╭──
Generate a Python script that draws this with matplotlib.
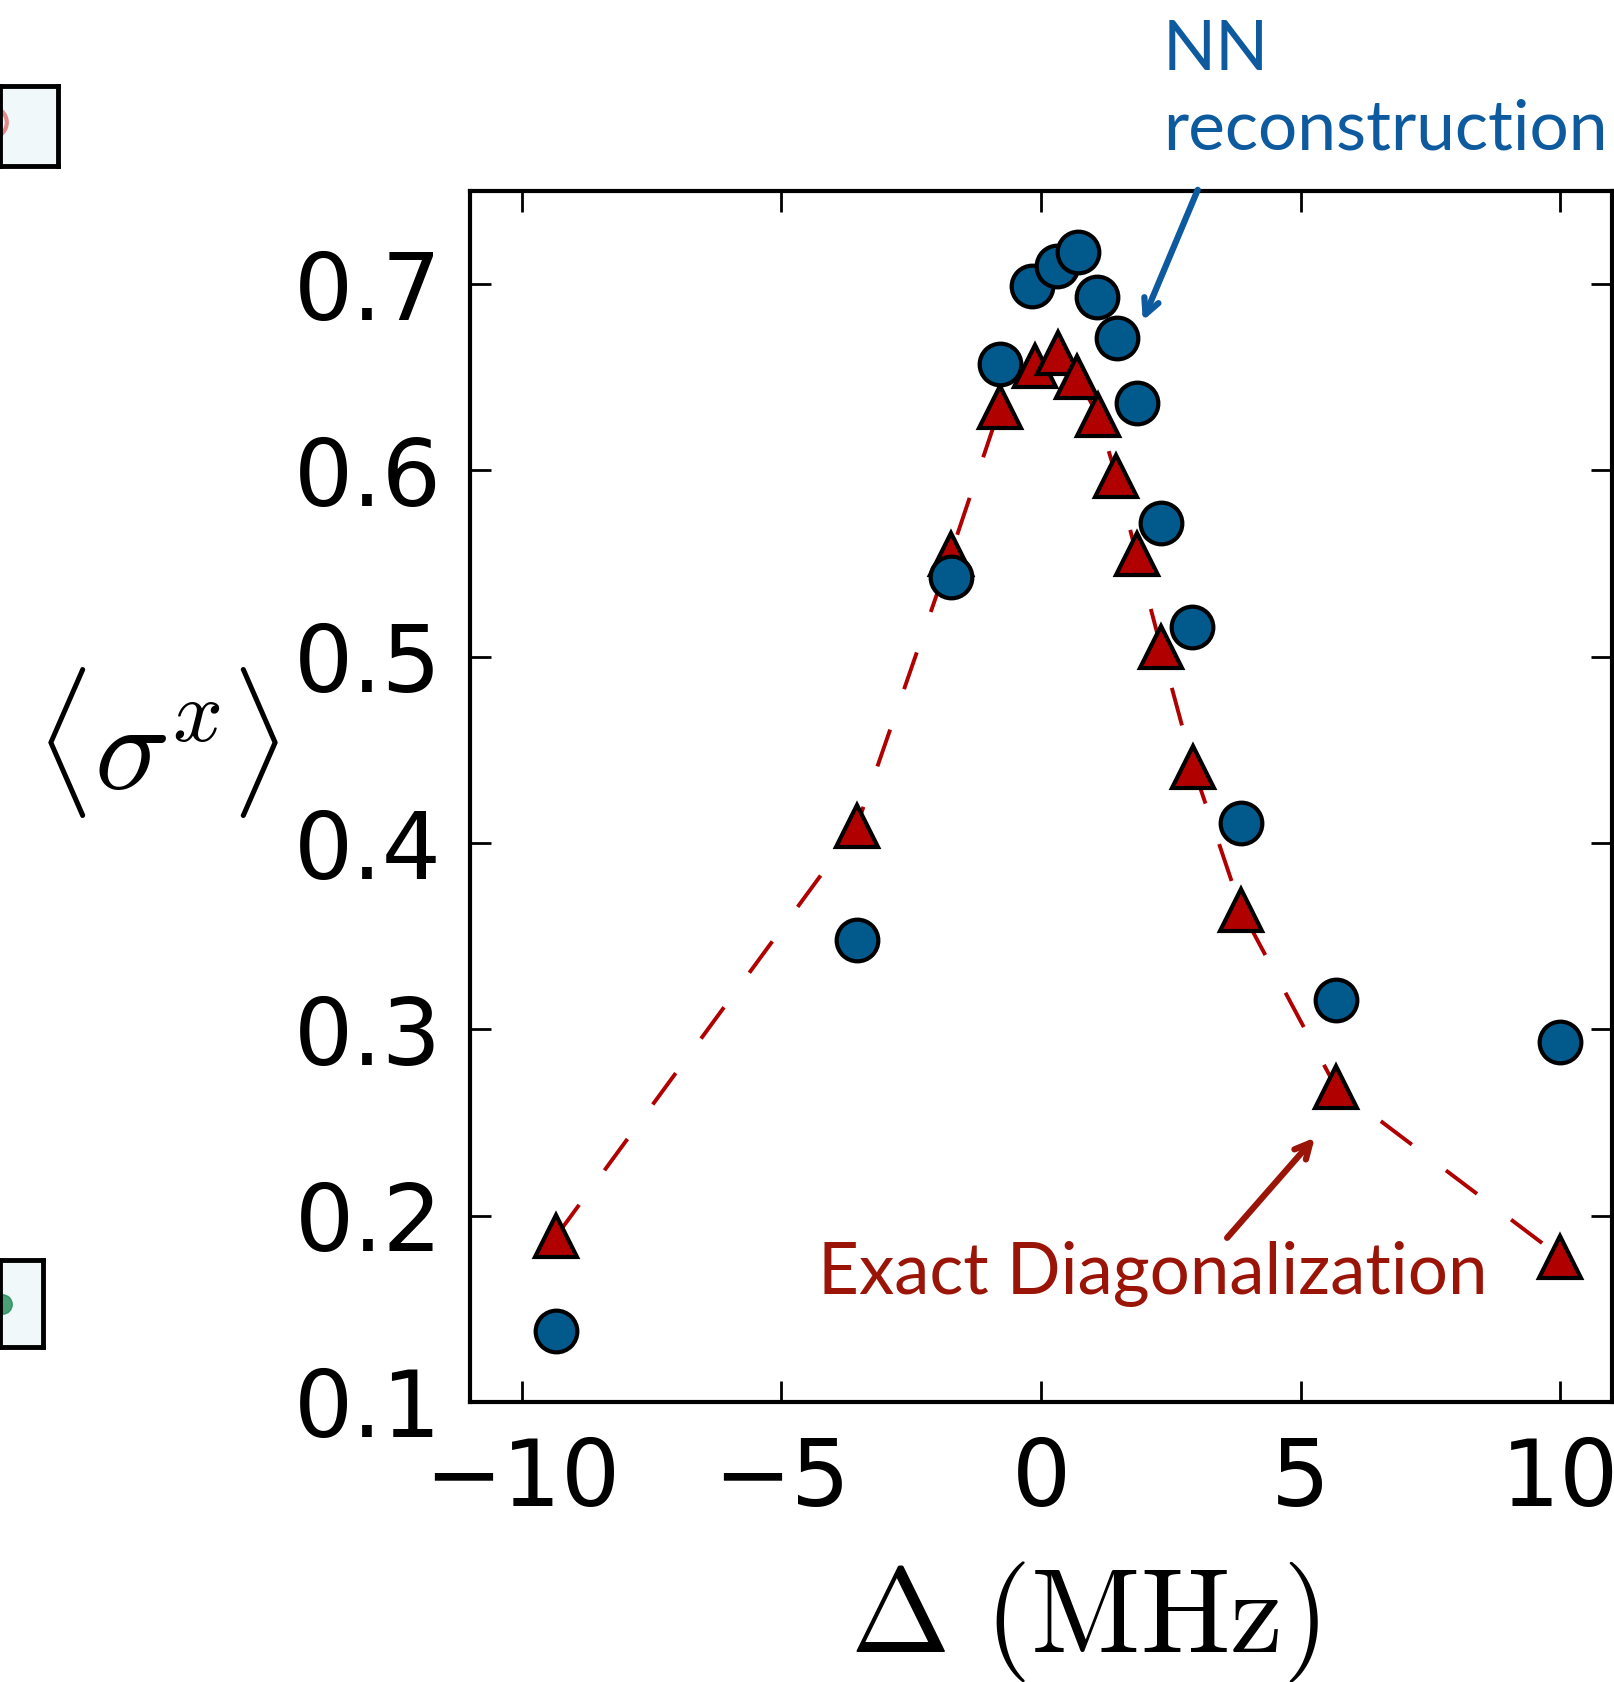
import numpy as np
import matplotlib.pyplot as plt

plt.rcParams['mathtext.fontset'] = 'cm'

# NN reconstruction (blue circles)
nn_delta = [-9.34, -3.55, -1.74, -0.79, -0.17, 0.31, 0.72, 1.07, 1.47,
            1.84, 2.31, 2.91, 3.86, 5.68, 10.0]
nn_sx = [0.138, 0.348, 0.543, 0.657, 0.699, 0.710, 0.717, 0.693, 0.671,
         0.636, 0.572, 0.516, 0.411, 0.316, 0.293]

# Exact diagonalization (red triangles + dashed line)
ed_delta = [-9.34, -3.55, -1.74, -0.79, -0.12, 0.33, 0.70, 1.09, 1.45,
            1.84, 2.31, 2.93, 3.86, 5.68, 10.0]
ed_sx = [0.189, 0.409, 0.555, 0.634, 0.656, 0.663, 0.650, 0.630, 0.597,
         0.555, 0.505, 0.441, 0.364, 0.269, 0.178]

xticks = [-10, -5, 0, 5, 10]
yticks = [0.1, 0.2, 0.3, 0.4, 0.5, 0.6, 0.7]

blue = '#02598c'
red = '#b00000'
blue_txt = '#0d5a9e'
red_txt = '#9a1408'

W, H = 1614, 1682
fig = plt.figure(figsize=(W / 100, H / 100), dpi=100)

# main axes
ax = fig.add_axes([470 / W, 1 - 1402 / H, (1612 - 470) / W, (1402 - 191) / H])
ax.plot(ed_delta, ed_sx, '--', color=red, lw=2.8, dashes=(10, 11), zorder=1)
ax.plot(ed_delta, ed_sx, '^', ms=30, mfc=red, mec='black', mew=3, zorder=2)
ax.plot(nn_delta, nn_sx, 'o', ms=30, mfc=blue, mec='black', mew=3, zorder=3)

ax.set_xlim(-11, 11)
ax.set_ylim(0.1, 0.75)
ax.set_xticks(xticks)
ax.set_yticks(yticks)
ax.set_yticklabels(['%.1f' % v for v in yticks])
ax.tick_params(direction='in', length=15, width=2, labelsize=67,
               top=True, right=True)
ax.tick_params(axis='y', pad=20)
ax.tick_params(axis='x', pad=24)
for s in ax.spines.values():
    s.set_linewidth(3)

# axis labels
fig.text(1085 / W, 1 - 1652 / H, r'$\Delta\ (\mathrm{MHz})$', fontsize=86,
         ha='center', va='baseline')
fig.text(157 / W, 1 - 743 / H, r'$\langle\sigma^x\rangle$', fontsize=90,
         ha='center', va='center')

# annotations
lab_font = dict(family=['Lato', 'DejaVu Sans'], weight='normal')
fig.text(1163 / W, 1 - 70 / H, 'NN', color=blue_txt, fontsize=50,
         ha='left', va='baseline', **lab_font)
fig.text(1163 / W, 1 - 150 / H, 'reconstruction', color=blue_txt,
         fontsize=50, ha='left', va='baseline', **lab_font)
head = '->,head_length=1.1,head_width=0.55'
ax.annotate('', xy=(1.94, 0.679), xytext=(3.04, 0.752),
            arrowprops=dict(arrowstyle=head, color=blue_txt, lw=4.5),
            annotation_clip=False)

fig.text(818 / W, 1 - 1294 / H, 'Exact Diagonalization', color=red_txt,
         fontsize=51, ha='left', va='baseline', **lab_font)
ax.annotate('', xy=(5.31, 0.243), xytext=(3.55, 0.187),
            arrowprops=dict(arrowstyle=head, color=red_txt, lw=4.5),
            annotation_clip=False)

# fragments of neighbouring panels at the left edge
for (x0, y0, x1, y1), col in [((0, 86, 58, 166), '#e38a8a'),
                              ((0, 1260, 43, 1347), '#1f8a55')]:
    sub = fig.add_axes([x0 / W, 1 - y1 / H, (x1 - x0) / W, (y1 - y0) / H])
    sub.set_facecolor('#f0f8fa')
    sub.set_xlim(0, 1)
    sub.set_ylim(0, 1)
    sub.set_xticks([])
    sub.set_yticks([])
    for s in sub.spines.values():
        s.set_linewidth(3.5)
    if col == '#e38a8a':
        sub.plot([-0.15], [0.55], 'o', ms=22, mfc='none', mec=col, mew=3)
    else:
        sub.plot([0.05], [0.5], 'o', ms=14, color=col, alpha=0.8)

fig.savefig('out.png', dpi=100)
╰──
What needs to be done: Your task is to reproduce exactly the lines from the start of the data above through the line containing "0.636, 0.572, 0.516, 0.411, 0.316, 0.293]", leaving every picture out.

Response for this exercise:
Generate a Python script that draws this with matplotlib.
import numpy as np
import matplotlib.pyplot as plt

plt.rcParams['mathtext.fontset'] = 'cm'

# NN reconstruction (blue circles)
nn_delta = [-9.34, -3.55, -1.74, -0.79, -0.17, 0.31, 0.72, 1.07, 1.47,
            1.84, 2.31, 2.91, 3.86, 5.68, 10.0]
nn_sx = [0.138, 0.348, 0.543, 0.657, 0.699, 0.710, 0.717, 0.693, 0.671,
         0.636, 0.572, 0.516, 0.411, 0.316, 0.293]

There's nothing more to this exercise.